During the French and Indian War, he served first as a lieutenant and then as a captain in the New Jersey militia. During Pontiac's War, in 1760, he served as a commander in the Detroit region. After the wars, he returned to Elizabethtown, New Jersey, where he became a mechanic, merchant and colonial official.
In 1774 the First Continental Congress called on the colonies to resist Parliament's recent tax policy by joining in an association to boycott goods imported from Britain. Dayton served on Elizabethtown's enforcement committee and allied himself with the local Revolutionary movement. When the state turned against Royal Governor William Franklin in 1775, the New Jersey's Provincial Congress chose the Elias Dayton to lead the 3rd New Jersey Regiment.
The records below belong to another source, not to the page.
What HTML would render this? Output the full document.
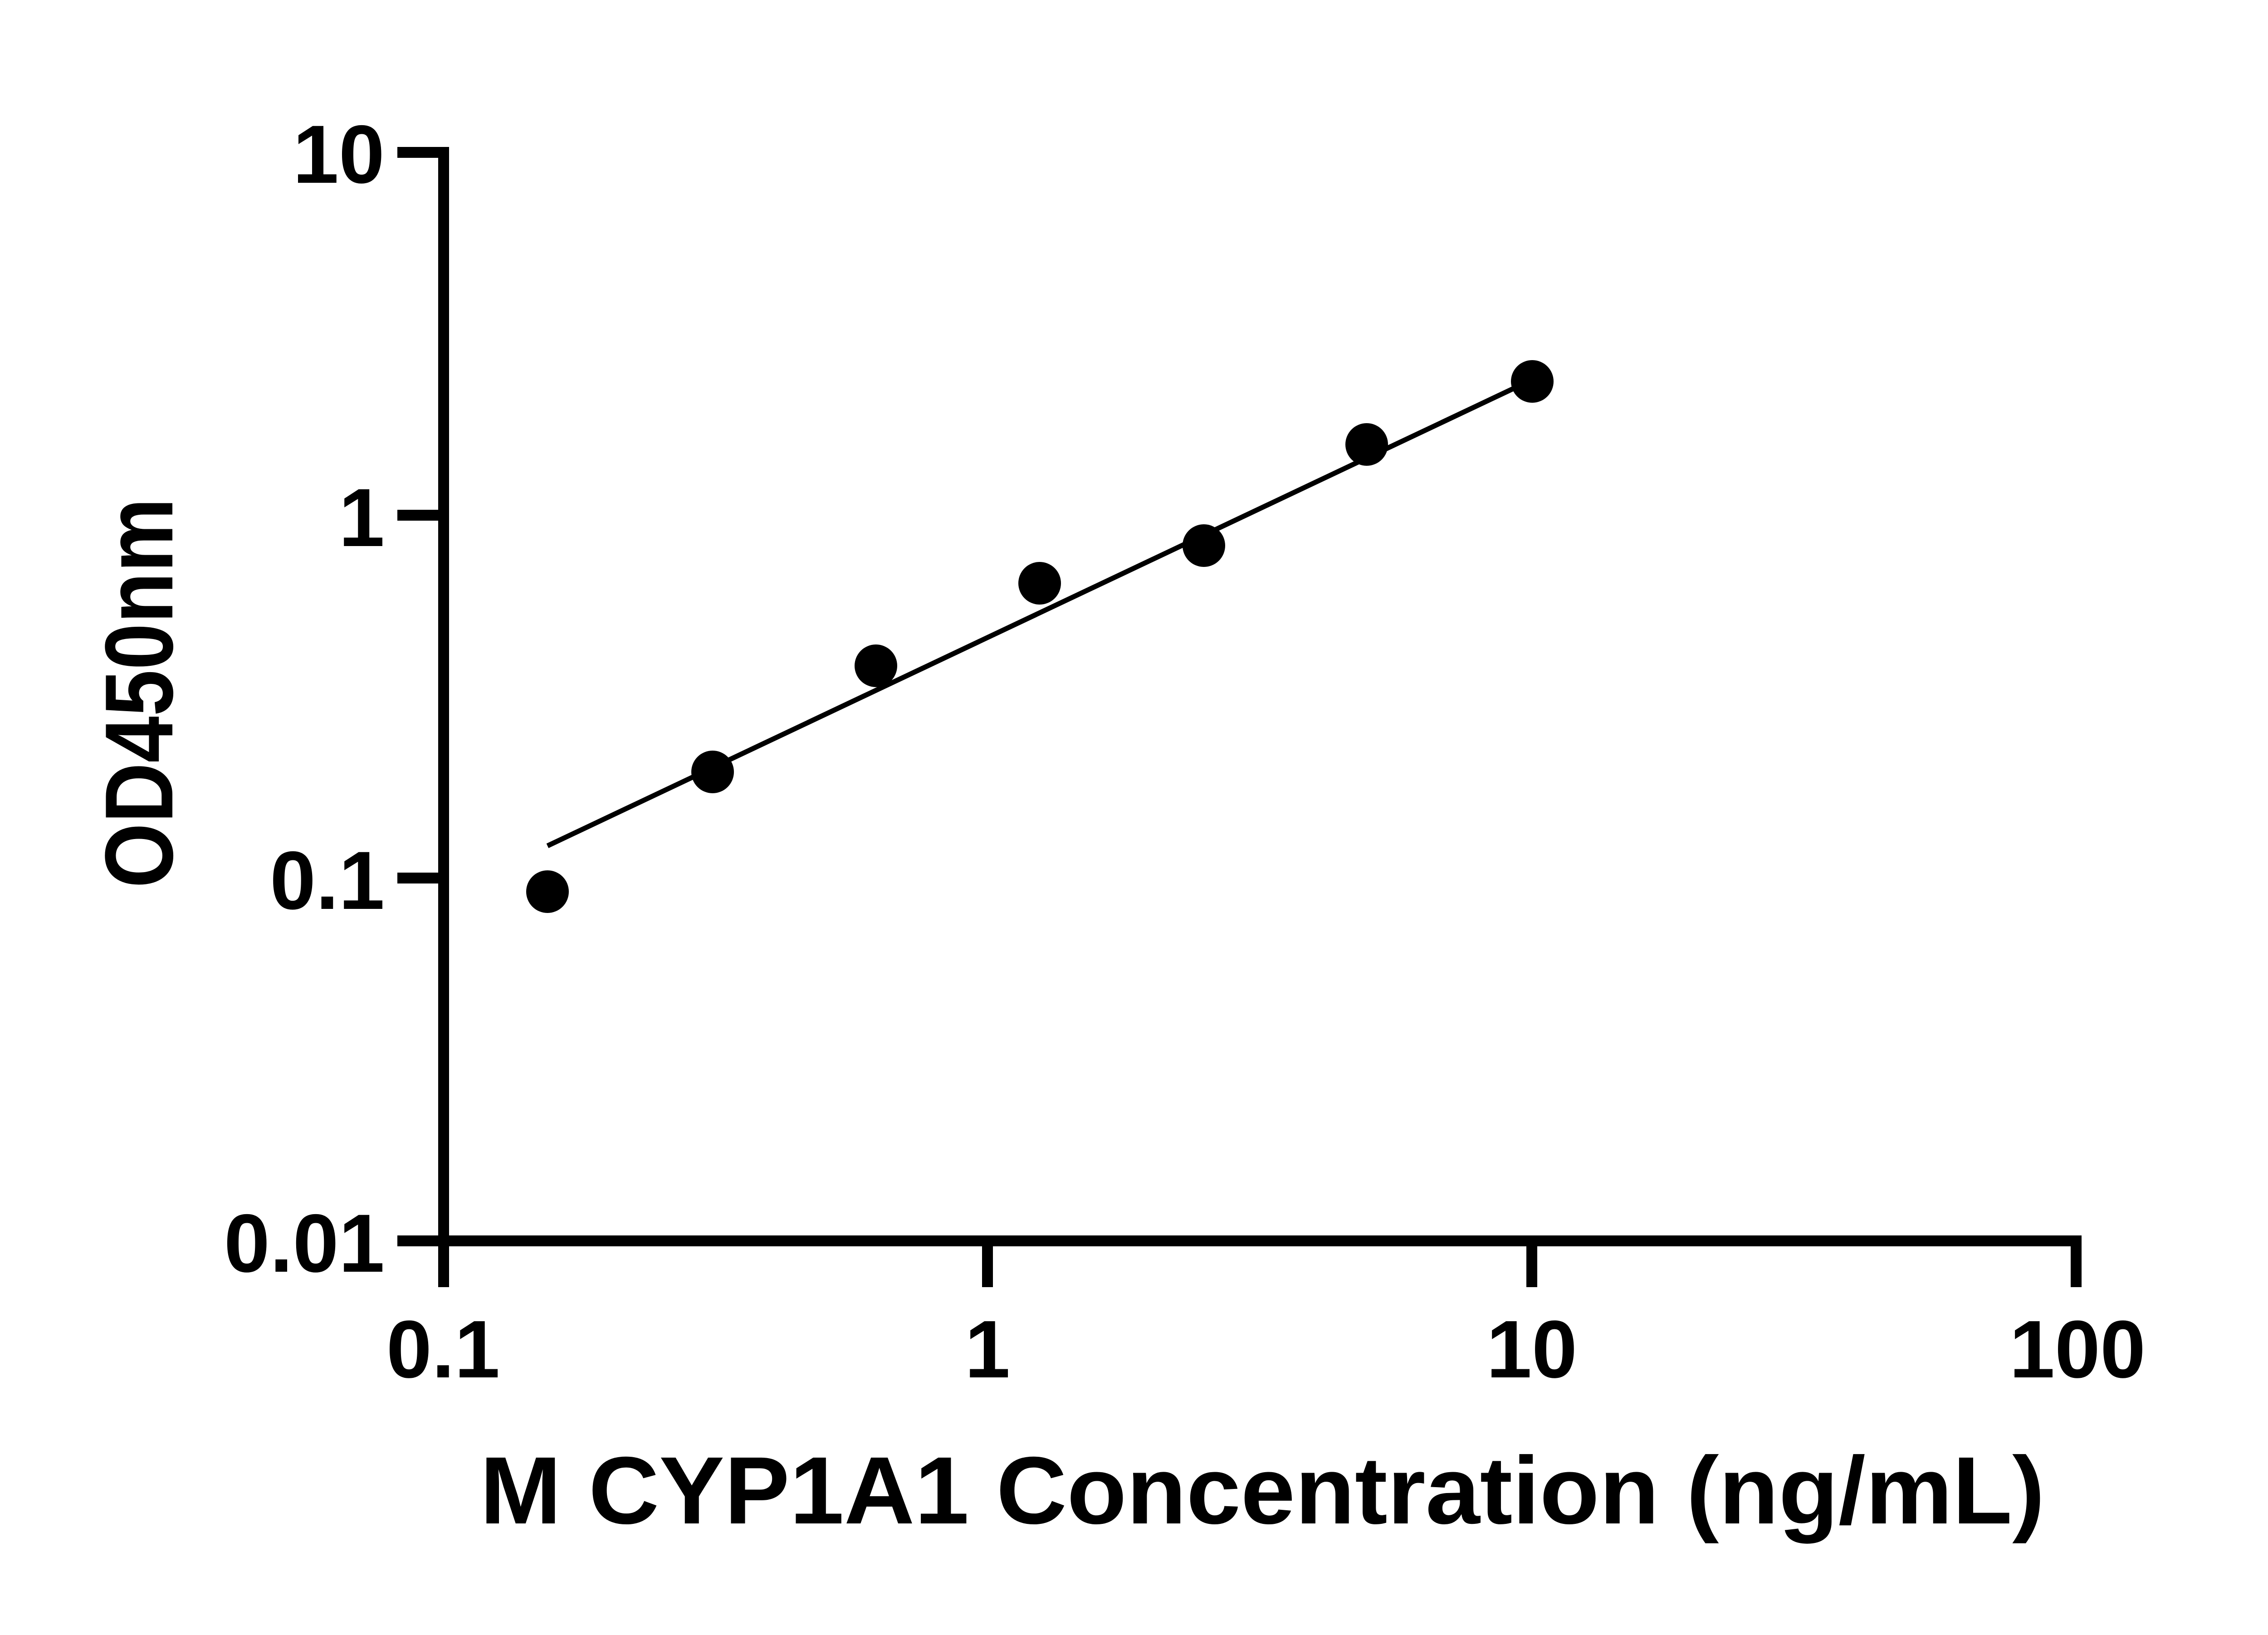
<!DOCTYPE html>
<html><head><style>html,body{margin:0;padding:0;background:#fff}</style></head>
<body>
<svg width="5130" height="3600" viewBox="0 0 5130 3600" xmlns="http://www.w3.org/2000/svg">
<rect width="5130" height="3600" fill="#fff"/>
<g stroke="#000" stroke-width="24" fill="none">
<line x1="978" y1="324" x2="978" y2="2838"/>
<line x1="966" y1="2736" x2="4589" y2="2736"/>
<line x1="876" y1="336" x2="978" y2="336"/>
<line x1="876" y1="1136" x2="978" y2="1136"/>
<line x1="876" y1="1936" x2="978" y2="1936"/>
<line x1="876" y1="2736" x2="978" y2="2736"/>
<line x1="2177" y1="2736" x2="2177" y2="2838"/>
<line x1="3377" y1="2736" x2="3377" y2="2838"/>
<line x1="4577" y1="2724" x2="4577" y2="2838"/>
</g>
<line x1="1207" y1="1865" x2="3340" y2="855" stroke="#000" stroke-width="11"/>
<g fill="#000">
<circle cx="1207" cy="1966" r="47"/>
<circle cx="1571" cy="1702" r="47"/>
<circle cx="1931" cy="1468" r="47"/>
<circle cx="2292" cy="1286" r="47"/>
<circle cx="2654" cy="1203" r="47"/>
<circle cx="3013" cy="980" r="47"/>
<circle cx="3378" cy="841" r="47"/>
</g>
<g font-family="Liberation Sans, sans-serif" font-weight="bold" fill="#000">
<g font-size="182" text-anchor="end">
<text x="848" y="403">10</text>
<text x="848" y="1204">1</text>
<text x="848" y="2004">0.1</text>
<text x="848" y="2804">0.01</text>
</g>
<g font-size="180" text-anchor="middle">
<text x="977" y="3037">0.1</text>
<text x="2177" y="3037">1</text>
<text x="3377" y="3037">10</text>
<text x="4580" y="3037">100</text>
</g>
<text x="1058" y="3359" font-size="211" textLength="3450" lengthAdjust="spacingAndGlyphs">M CYP1A1 Concentration (ng/mL)</text>
<text transform="translate(380,1528) rotate(-90)" font-size="213" text-anchor="middle" textLength="860" lengthAdjust="spacingAndGlyphs">OD450nm</text>
</g>
</svg>
</body></html>
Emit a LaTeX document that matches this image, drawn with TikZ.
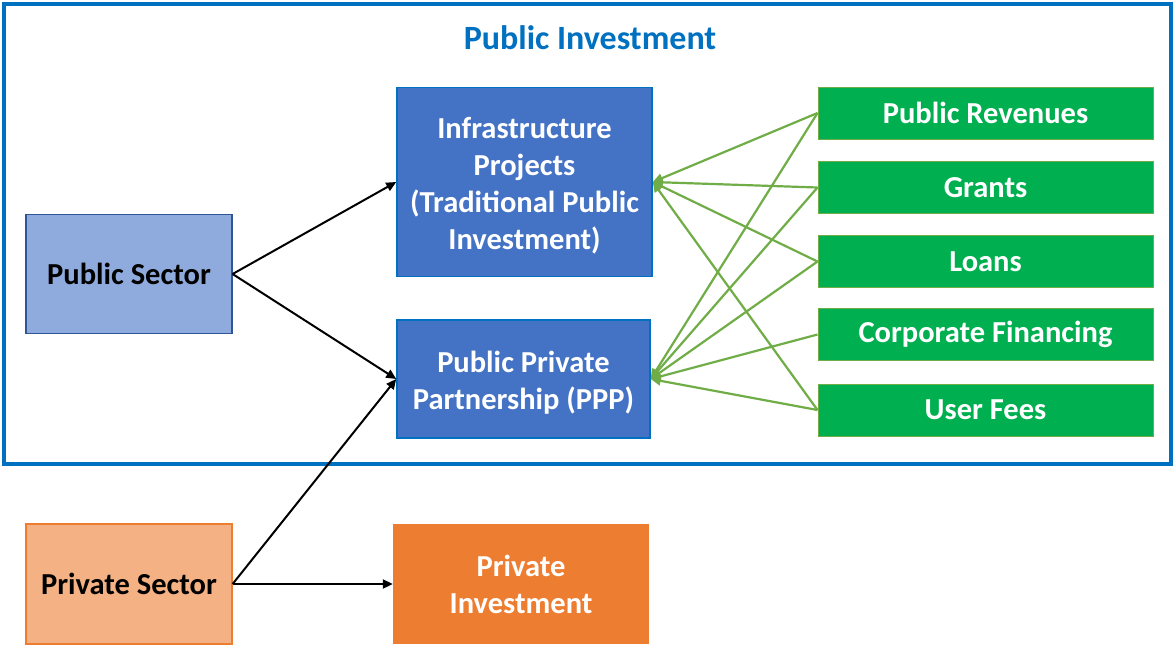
\documentclass[tikz,border=0pt]{standalone}
\usepackage{fontspec}
\setmainfont{Carlito}
\usetikzlibrary{arrows.meta}
\definecolor{frameblue}{HTML}{0070C0}
\definecolor{midblue}{HTML}{4472C4}
\definecolor{lightblue}{HTML}{8FAADC}
\definecolor{edgeblue}{HTML}{2F5597}
\definecolor{srcgreen}{HTML}{00B050}
\definecolor{linegreen}{HTML}{70AD47}
\definecolor{lightorange}{HTML}{F4B183}
\definecolor{darkorange}{HTML}{ED7D31}
% taller first line, to sit the multi-line labels a little lower
\newcommand{\toppad}{\rule{0pt}{29pt}}
\tikzset{
  box/.style={rectangle, inner sep=0pt, align=center, font=\fontsize{30.5}{37}\selectfont\bfseries},
  sector/.style={box, draw=edgeblue, line width=1.2pt, fill=lightblue, text=black},
  invest/.style={box, draw=frameblue, line width=1.5pt, fill=midblue, text=white},
  source/.style={box, draw=linegreen, line width=1pt, fill=srcgreen, text=white,
                 minimum width=335, minimum height=52},
  flow/.style={-{Triangle[length=10pt,width=9pt]}, line width=2pt, black},
  fund/.style={-{Triangle[length=10pt,width=9pt]}, line width=2.2pt, linegreen},
}
\begin{document}
\begin{tikzpicture}[x=1pt,y=-1pt]
\useasboundingbox (0,0) rectangle (1175,646);
\fill[white] (0,0) rectangle (1175,646);
% public investment frame
\draw[frameblue, line width=4pt] (4,4) rectangle (1171,464);
\node[font=\fontsize{34}{40}\selectfont\bfseries, text=frameblue] (title) at (590,38) {Public Investment};

% sectors
\node[sector, minimum width=206, minimum height=119] (pub) at (129,274) {Public Sector};
\node[sector, draw=darkorange, fill=lightorange, minimum width=206, minimum height=120] (priv) at (129,584) {Private Sector};

% investment types
\node[invest, minimum width=255, minimum height=189] (infra) at (524.5,182) {\toppad Infrastructure\\Projects\\(Traditional Public\\Investment)};
\node[invest, minimum width=253, minimum height=118] (ppp) at (523.5,379) {\toppad Public Private\\Partnership (PPP)};
\node[box, fill=darkorange, text=white, minimum width=256, minimum height=120] (pinv) at (521,584) {Private\\Investment};

% funding sources
\node[source] (rev) at (985.5,113) {Public Revenues};
\node[source] (gra) at (985.5,187.5) {Grants};
\node[source] (loa) at (985.5,261.5) {Loans};
\node[source] (cor) at (985.5,334.5) {Corporate Financing};
\node[source] (fee) at (985.5,410) {User Fees};

% sector flows
\draw[flow] (pub.east) -- (infra.west);
\draw[flow] (pub.east) -- (ppp.west);
\draw[flow] (priv.east) -- (ppp.west);
\draw[flow] (priv.east) -- (pinv.west);

% funding flows
\foreach \s in {rev,gra,loa,fee}
  \draw[fund] (\s.west) -- (infra.east);
\foreach \s in {rev,gra,loa,cor,fee}
  \draw[fund] (\s.west) -- (ppp.east);
\end{tikzpicture}
\end{document}
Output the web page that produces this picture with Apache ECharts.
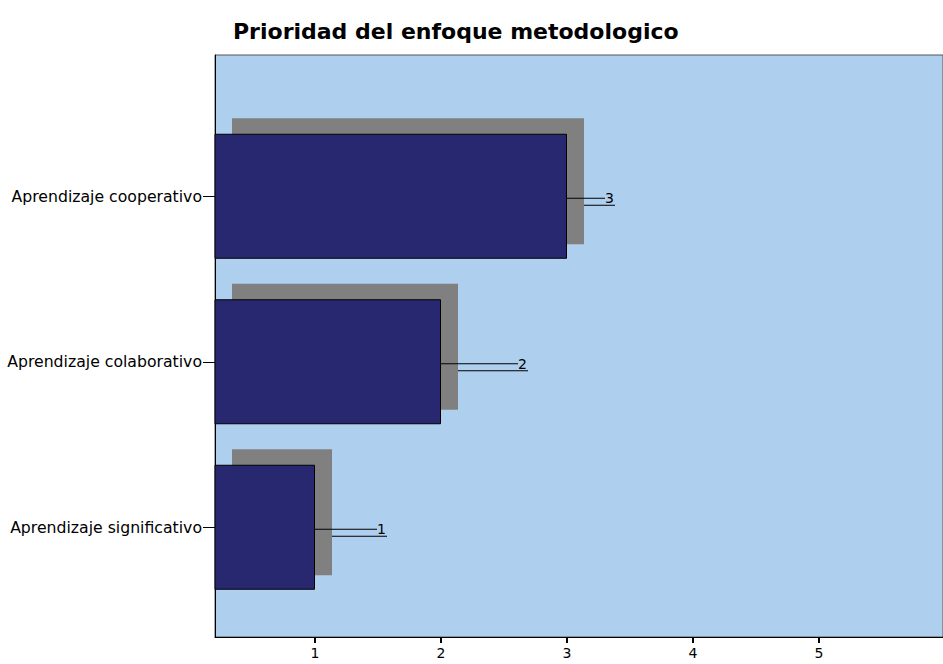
<!DOCTYPE html>
<html>
<head>
<meta charset="utf-8">
<script src="https://cdn.jsdelivr.net/npm/echarts@6/dist/echarts.min.js"></script>
<style>
html,body{margin:0;padding:0;background:#fff;}
#chart{width:943px;height:664px;}
</style>
</head>
<body>
<div id="chart"></div>
<script>
// Data (bottom-to-top order for the category axis)
const categories = ['Aprendizaje significativo', 'Aprendizaje colaborativo', 'Aprendizaje cooperativo'];
const values = [1, 2, 3];
const tickValues = [1, 2, 3, 4, 5];
const titleText = 'Prioridad del enfoque metodologico';

const X_MIN = 0.2063;
const PX_PER_UNIT = 126;
const PLOT_W = 728;
const X_MAX = X_MIN + PLOT_W / PX_PER_UNIT;

const chart = echarts.init(document.getElementById('chart'), null, {renderer: 'svg'});

const labelShift = {1: 57, 2: 72, 3: 33};

chart.setOption({
  animation: false,
  backgroundColor: '#ffffff',
  title: {
    text: titleText,
    left: 228,
    top: 15,
    textStyle: {fontFamily: 'DejaVu Sans', fontWeight: 'bold', fontSize: 22, color: '#000'}
  },
  grid: [
    {left: 215, top: 55, width: PLOT_W, height: 582, show: true, backgroundColor: '#aecfee', borderColor: '#555', borderWidth: 1, z: 0, outerBoundsMode: 'none'},
    {left: 215, top: 113.5, width: PLOT_W, height: 496.5, z: 3, outerBoundsMode: 'none'},
    {left: 232, top: 98.5, width: PLOT_W, height: 496.5, z: 2, outerBoundsMode: 'none'}
  ],
  xAxis: [
    {
      type: 'value', gridIndex: 0, min: X_MIN, max: X_MAX,
      axisLine: {show: true, lineStyle: {color: '#000', width: 1}},
      axisTick: {show: true, customValues: tickValues, length: 6, lineStyle: {color: '#000', width: 2}},
      axisLabel: {show: true, customValues: tickValues, margin: 9, color: '#000', fontSize: 14, fontFamily: 'DejaVu Sans'},
      splitLine: {show: false}
    },
    {type: 'value', gridIndex: 1, min: X_MIN, max: X_MAX, show: false},
    {type: 'value', gridIndex: 2, min: X_MIN, max: X_MAX, show: false}
  ],
  yAxis: [
    {
      type: 'value', gridIndex: 0, min: 0, max: 1,
      axisLine: {show: true, lineStyle: {color: '#000', width: 1}},
      axisTick: {show: false}, axisLabel: {show: false}, splitLine: {show: false}
    },
    {
      type: 'category', gridIndex: 1, data: categories,
      axisLine: {show: false},
      axisTick: {show: true, alignWithLabel: true, length: 12, lineStyle: {color: '#000'}},
      axisLabel: {margin: 13, color: '#000', fontSize: 15.7, fontFamily: 'DejaVu Sans'}
    },
    {type: 'category', gridIndex: 2, data: categories, show: false}
  ],
  series: [
    {
      type: 'bar', xAxisIndex: 2, yAxisIndex: 2, data: values,
      barWidth: 126, z: 2, silent: true,
      itemStyle: {color: '#808080'},
      label: {show: true, position: 'right', distance: 0, formatter: '{c}', color: 'rgba(0,0,0,0)', fontSize: 13, fontFamily: 'DejaVu Sans'},
      labelLayout: function (p) {
        return {dx: labelShift[values[p.dataIndex]] - 2, dy: 24};
      },
      labelLine: {show: true, lineStyle: {color: '#000', width: 1}}
    },
    {
      type: 'bar', xAxisIndex: 1, yAxisIndex: 1, data: values,
      barWidth: 125, z: 3,
      itemStyle: {color: '#282870', borderColor: '#000', borderWidth: 1},
      label: {show: true, position: 'right', distance: 5, formatter: '{c}', color: '#000', fontSize: 14, fontFamily: 'DejaVu Sans'},
      labelLayout: function (p) {
        return {dx: labelShift[values[p.dataIndex]], dy: 2};
      },
      labelLine: {show: true, lineStyle: {color: '#000', width: 1}}
    }
  ]
});
</script>
</body>
</html>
In the spring of 1776 he and his troops (including his young son Jonathan) were sent to support an invasion of Canada, but were diverted to New York's Mohawk Valley where Colonel Dayton was put in charge of constructing fortifications to protect the colonists from Tory and Indian insurections. These fortifications included Fort Dayton in what is now Herkimer, New York.
In December of 1778 New Jersey named him as a delegate to the Continental Congress, but he remained with the Army and did not attend the Congress. In 1791 he was a member of the New Jersey state legislature. He was interred at the First Presbyterian Churchyard in Elizabeth, New Jersey.